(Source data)
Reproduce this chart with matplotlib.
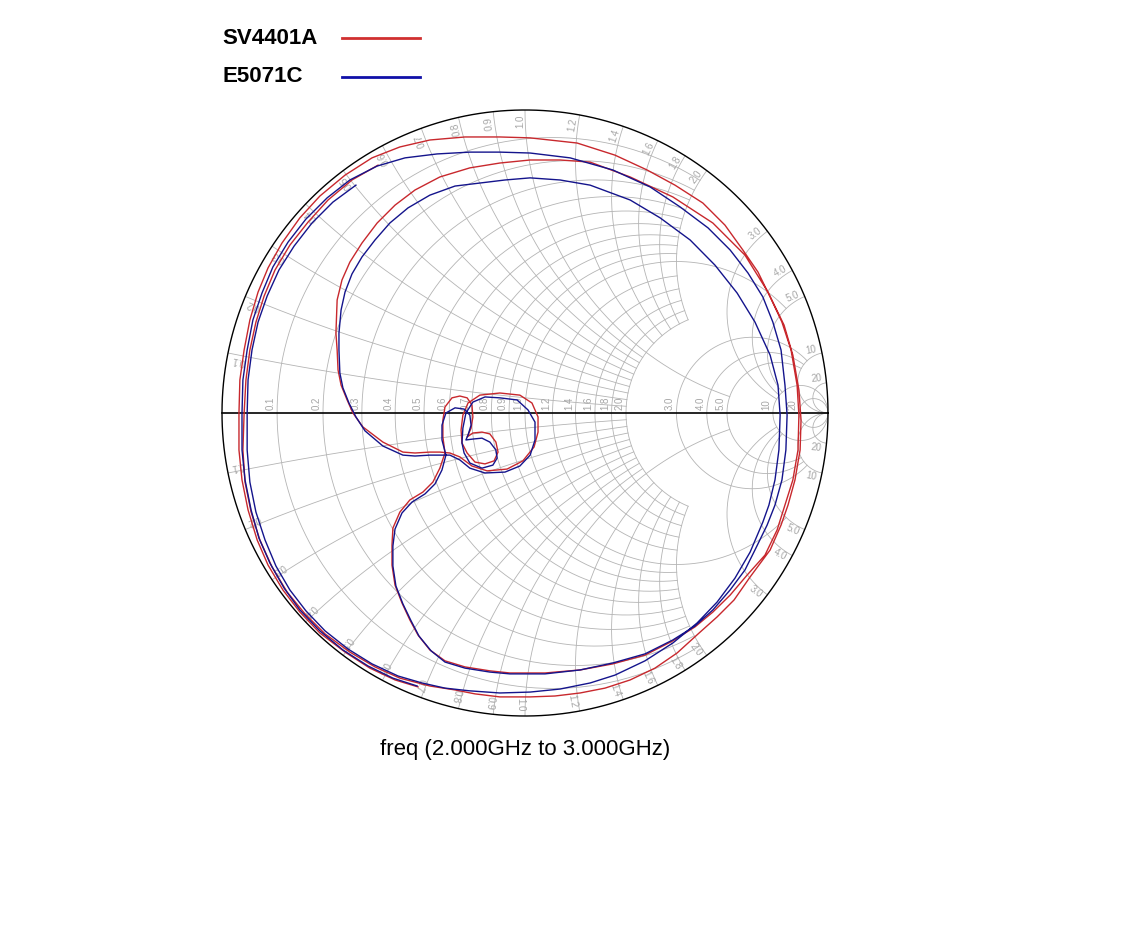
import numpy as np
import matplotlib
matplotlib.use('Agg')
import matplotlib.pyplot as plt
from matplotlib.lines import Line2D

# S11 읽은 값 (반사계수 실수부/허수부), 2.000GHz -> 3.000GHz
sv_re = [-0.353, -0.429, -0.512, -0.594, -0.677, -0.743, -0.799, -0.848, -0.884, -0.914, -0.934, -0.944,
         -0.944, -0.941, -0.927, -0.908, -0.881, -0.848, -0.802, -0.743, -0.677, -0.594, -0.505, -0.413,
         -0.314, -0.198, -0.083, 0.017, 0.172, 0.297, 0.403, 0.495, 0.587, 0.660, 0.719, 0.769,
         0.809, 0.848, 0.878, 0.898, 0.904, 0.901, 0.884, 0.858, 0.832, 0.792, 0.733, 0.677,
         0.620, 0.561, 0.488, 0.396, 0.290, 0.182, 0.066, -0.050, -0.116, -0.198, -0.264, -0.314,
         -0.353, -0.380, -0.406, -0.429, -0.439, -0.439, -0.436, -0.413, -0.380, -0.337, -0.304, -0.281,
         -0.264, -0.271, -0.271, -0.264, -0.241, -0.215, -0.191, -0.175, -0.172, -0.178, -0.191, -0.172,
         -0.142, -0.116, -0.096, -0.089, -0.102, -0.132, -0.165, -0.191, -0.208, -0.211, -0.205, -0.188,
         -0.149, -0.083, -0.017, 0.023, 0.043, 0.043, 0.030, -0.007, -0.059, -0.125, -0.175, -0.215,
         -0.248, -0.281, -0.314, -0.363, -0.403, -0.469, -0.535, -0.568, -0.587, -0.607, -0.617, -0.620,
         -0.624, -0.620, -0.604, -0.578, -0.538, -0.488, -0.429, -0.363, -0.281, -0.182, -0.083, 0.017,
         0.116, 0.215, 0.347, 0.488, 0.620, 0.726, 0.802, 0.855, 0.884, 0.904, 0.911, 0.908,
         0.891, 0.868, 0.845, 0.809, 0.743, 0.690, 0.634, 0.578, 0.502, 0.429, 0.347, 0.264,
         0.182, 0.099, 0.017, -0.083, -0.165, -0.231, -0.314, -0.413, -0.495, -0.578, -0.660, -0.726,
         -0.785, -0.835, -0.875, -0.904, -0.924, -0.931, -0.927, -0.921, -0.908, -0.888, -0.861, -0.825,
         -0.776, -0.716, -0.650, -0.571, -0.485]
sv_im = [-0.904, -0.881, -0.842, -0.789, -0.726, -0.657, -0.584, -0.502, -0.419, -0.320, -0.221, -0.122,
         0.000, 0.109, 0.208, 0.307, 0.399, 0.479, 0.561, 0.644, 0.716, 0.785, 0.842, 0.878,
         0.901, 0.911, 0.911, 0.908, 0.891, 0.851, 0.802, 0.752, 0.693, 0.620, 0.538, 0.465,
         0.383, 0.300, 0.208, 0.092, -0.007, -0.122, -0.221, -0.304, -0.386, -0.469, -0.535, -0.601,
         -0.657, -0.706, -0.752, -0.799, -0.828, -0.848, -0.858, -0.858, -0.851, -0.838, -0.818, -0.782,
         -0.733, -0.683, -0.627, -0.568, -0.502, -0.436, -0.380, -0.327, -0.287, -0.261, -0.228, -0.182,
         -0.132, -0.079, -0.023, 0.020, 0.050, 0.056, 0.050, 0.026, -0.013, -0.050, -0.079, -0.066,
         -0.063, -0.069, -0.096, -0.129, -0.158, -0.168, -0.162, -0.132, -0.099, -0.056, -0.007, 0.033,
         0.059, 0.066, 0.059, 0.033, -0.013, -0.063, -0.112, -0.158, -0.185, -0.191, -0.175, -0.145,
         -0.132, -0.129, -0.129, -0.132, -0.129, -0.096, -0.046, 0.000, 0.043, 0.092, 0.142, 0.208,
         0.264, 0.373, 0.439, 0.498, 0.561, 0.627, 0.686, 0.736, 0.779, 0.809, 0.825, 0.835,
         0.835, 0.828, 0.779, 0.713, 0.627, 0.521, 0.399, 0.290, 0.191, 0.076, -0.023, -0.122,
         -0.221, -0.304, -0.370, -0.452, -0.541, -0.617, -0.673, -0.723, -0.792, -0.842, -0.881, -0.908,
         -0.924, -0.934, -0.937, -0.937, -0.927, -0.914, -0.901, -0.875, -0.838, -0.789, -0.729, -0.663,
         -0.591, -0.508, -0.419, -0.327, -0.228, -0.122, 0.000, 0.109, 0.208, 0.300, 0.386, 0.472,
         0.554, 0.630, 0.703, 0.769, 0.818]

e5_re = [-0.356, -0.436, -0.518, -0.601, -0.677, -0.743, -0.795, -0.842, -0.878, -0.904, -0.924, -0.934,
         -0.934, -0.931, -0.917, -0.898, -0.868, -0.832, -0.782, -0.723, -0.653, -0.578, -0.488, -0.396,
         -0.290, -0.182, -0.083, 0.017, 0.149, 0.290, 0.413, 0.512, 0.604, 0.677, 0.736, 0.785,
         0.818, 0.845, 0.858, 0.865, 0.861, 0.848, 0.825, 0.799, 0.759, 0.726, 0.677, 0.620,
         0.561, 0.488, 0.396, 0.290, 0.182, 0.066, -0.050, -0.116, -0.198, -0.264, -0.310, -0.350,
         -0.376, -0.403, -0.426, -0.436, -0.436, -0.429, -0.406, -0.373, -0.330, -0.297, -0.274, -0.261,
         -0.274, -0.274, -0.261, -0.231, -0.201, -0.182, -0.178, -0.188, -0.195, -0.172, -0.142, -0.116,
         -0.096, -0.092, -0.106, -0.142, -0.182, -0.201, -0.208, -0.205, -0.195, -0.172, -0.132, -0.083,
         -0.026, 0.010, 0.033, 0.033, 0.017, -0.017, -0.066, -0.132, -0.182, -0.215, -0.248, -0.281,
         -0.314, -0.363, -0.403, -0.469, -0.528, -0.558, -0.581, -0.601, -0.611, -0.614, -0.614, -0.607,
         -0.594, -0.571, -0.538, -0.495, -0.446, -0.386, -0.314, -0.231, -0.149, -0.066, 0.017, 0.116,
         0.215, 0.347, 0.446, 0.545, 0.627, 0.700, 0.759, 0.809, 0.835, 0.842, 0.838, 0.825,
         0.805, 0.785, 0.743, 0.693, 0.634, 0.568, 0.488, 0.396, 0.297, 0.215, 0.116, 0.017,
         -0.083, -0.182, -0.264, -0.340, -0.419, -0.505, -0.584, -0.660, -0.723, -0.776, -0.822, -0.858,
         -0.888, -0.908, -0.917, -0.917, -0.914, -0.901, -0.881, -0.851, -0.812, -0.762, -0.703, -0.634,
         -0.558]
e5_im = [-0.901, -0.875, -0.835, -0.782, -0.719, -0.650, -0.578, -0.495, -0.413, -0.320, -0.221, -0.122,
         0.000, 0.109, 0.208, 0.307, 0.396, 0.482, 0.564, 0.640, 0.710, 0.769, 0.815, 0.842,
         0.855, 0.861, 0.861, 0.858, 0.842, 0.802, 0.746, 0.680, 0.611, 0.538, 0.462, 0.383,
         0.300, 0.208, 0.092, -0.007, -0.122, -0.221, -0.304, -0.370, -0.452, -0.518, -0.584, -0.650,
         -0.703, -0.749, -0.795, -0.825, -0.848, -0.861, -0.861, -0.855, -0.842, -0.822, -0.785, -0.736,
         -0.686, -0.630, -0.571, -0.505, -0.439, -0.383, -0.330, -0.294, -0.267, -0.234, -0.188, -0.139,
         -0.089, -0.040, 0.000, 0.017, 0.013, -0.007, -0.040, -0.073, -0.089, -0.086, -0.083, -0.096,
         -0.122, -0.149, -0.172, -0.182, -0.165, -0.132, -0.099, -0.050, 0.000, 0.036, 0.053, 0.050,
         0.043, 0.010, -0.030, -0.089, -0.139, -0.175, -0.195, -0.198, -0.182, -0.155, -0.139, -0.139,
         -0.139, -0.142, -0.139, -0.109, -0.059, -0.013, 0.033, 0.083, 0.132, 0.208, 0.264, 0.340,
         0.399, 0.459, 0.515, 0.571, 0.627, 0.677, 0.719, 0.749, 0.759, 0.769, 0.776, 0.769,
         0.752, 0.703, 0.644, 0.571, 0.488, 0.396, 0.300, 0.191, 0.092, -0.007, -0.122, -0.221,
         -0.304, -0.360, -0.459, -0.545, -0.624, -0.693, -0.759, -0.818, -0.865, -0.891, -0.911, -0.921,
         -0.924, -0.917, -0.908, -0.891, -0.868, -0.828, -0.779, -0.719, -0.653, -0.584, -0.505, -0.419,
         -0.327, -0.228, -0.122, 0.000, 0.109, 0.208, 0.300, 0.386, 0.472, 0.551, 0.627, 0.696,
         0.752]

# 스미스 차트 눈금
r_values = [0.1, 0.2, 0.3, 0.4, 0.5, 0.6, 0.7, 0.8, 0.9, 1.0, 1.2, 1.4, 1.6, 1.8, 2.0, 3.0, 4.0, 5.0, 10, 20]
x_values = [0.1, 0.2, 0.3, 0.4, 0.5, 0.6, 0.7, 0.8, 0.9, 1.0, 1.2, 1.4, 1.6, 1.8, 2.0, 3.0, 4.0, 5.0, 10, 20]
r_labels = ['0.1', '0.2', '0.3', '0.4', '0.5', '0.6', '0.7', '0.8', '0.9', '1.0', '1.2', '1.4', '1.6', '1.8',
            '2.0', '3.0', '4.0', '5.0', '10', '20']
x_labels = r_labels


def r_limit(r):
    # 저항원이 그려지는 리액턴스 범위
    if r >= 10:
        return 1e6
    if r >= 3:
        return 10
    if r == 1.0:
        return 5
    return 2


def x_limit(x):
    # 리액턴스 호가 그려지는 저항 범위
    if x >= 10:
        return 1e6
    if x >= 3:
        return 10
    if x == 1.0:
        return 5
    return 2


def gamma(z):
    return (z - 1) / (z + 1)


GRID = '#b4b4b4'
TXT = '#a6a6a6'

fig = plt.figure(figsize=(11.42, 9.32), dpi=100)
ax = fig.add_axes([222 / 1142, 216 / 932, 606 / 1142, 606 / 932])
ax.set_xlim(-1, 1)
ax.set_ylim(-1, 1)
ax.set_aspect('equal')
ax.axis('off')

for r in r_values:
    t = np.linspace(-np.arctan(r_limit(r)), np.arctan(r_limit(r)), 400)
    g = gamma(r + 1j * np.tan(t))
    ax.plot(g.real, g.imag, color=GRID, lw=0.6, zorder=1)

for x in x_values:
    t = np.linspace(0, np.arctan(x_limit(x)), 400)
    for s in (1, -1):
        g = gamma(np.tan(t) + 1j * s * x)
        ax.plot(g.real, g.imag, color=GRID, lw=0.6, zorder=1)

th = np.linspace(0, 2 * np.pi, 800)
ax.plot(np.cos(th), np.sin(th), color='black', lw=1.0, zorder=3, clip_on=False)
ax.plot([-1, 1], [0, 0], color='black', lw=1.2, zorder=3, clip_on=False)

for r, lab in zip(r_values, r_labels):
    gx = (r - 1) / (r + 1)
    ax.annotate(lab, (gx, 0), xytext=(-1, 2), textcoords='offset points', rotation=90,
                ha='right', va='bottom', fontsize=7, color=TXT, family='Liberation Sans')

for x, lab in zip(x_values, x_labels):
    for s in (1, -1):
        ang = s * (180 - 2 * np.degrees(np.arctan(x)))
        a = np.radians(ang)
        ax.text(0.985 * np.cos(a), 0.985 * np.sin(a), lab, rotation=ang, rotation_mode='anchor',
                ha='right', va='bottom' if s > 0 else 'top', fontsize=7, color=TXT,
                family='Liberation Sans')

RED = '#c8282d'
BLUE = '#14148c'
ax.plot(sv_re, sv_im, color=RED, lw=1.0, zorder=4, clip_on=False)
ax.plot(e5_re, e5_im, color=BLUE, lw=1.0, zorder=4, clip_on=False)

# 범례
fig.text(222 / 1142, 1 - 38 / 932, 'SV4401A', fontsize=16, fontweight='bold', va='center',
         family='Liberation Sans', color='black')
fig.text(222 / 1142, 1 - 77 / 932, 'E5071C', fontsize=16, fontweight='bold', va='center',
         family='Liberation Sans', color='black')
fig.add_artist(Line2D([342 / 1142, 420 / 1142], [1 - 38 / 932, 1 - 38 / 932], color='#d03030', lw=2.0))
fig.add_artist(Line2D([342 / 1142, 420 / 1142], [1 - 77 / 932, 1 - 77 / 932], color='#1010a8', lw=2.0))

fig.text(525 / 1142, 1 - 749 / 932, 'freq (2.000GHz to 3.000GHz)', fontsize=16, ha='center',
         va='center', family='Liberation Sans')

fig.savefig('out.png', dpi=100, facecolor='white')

==

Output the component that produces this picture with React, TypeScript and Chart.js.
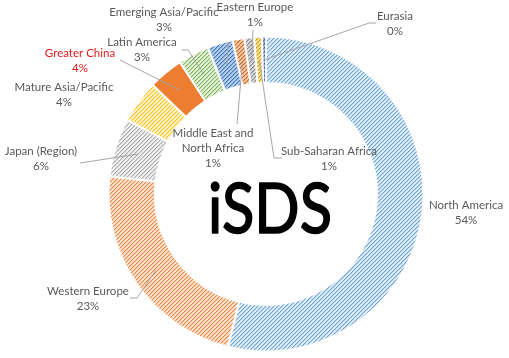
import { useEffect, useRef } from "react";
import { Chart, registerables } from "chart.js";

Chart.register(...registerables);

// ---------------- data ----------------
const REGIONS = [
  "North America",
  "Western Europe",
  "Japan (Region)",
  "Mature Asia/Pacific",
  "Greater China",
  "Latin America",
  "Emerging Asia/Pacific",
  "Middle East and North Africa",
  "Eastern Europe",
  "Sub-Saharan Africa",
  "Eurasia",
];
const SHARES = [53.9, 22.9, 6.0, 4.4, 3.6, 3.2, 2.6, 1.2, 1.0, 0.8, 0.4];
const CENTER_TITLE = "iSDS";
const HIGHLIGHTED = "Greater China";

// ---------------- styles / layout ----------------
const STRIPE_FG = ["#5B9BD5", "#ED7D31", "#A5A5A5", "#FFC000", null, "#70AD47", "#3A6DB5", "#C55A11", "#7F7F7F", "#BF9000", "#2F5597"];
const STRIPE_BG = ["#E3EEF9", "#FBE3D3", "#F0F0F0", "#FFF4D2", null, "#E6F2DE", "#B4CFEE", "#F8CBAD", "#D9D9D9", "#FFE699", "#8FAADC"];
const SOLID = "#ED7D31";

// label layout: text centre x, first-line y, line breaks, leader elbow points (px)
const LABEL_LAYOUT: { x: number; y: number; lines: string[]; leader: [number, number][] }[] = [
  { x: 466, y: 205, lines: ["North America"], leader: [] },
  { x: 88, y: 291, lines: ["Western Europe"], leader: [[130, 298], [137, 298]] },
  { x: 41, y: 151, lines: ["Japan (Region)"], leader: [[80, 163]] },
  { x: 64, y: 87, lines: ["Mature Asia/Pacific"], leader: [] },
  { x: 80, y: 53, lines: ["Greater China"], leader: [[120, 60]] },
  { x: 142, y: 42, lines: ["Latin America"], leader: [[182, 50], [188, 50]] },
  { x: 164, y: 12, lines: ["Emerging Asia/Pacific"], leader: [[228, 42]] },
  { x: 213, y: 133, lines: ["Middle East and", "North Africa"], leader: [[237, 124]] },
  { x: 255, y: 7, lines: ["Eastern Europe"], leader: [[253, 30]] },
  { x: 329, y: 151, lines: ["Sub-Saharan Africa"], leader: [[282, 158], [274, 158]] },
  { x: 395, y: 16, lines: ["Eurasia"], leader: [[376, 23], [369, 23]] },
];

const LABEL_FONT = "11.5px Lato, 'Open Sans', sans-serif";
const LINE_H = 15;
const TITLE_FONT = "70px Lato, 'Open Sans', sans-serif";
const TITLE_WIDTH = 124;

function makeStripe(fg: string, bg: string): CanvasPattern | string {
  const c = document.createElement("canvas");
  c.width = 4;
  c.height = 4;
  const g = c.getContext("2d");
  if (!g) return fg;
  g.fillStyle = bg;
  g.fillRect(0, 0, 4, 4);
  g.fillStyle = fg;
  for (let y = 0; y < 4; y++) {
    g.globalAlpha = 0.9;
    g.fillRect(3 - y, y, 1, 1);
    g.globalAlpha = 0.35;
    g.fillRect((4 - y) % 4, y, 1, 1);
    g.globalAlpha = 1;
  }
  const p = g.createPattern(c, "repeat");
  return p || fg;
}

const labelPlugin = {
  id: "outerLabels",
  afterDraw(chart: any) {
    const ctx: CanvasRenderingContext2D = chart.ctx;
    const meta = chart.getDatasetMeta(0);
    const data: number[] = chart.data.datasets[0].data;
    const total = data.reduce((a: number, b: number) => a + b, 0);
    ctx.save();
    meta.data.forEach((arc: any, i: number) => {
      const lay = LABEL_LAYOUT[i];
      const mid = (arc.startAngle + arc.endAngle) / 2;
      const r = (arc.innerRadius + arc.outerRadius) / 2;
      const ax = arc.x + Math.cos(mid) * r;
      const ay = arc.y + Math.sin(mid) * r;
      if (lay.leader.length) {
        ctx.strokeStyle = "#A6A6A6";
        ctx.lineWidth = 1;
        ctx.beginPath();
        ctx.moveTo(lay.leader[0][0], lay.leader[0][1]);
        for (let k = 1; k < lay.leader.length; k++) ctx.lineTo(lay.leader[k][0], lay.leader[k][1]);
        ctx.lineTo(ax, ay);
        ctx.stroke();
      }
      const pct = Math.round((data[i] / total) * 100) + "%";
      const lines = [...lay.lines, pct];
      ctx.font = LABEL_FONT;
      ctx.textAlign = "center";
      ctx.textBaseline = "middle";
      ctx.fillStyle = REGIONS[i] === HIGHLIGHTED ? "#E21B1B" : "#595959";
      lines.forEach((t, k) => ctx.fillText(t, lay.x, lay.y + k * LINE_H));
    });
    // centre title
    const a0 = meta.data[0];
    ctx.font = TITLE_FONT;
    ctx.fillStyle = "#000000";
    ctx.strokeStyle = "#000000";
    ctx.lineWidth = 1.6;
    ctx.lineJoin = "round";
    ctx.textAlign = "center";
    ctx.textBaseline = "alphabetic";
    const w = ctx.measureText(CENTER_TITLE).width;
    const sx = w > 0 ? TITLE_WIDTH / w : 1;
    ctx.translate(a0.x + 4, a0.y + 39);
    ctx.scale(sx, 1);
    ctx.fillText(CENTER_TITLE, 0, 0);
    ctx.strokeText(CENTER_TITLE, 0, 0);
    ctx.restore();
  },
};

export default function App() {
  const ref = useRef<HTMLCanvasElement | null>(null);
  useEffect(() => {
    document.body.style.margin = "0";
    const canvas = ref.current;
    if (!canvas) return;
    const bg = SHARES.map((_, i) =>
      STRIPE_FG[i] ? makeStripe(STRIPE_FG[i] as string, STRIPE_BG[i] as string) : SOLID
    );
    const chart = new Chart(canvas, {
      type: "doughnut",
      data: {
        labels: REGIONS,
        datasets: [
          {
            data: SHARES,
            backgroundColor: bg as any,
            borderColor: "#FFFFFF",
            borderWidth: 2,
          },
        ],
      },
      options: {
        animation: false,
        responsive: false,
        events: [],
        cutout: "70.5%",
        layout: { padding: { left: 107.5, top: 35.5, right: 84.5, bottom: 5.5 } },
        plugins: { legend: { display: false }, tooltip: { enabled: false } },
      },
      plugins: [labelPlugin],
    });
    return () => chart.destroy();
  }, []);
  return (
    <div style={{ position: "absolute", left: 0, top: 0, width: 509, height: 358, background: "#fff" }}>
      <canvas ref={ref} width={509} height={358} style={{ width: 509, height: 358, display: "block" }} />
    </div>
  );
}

[What you have to do] Print everything from the line with "Output the component" down to the line with "Chart.register(...registerables);" in the entries above, both lines included and nothing more, without the pictures.

[Result of this task]
Output the component that produces this picture with React, TypeScript and Chart.js.
import { useEffect, useRef } from "react";
import { Chart, registerables } from "chart.js";

Chart.register(...registerables);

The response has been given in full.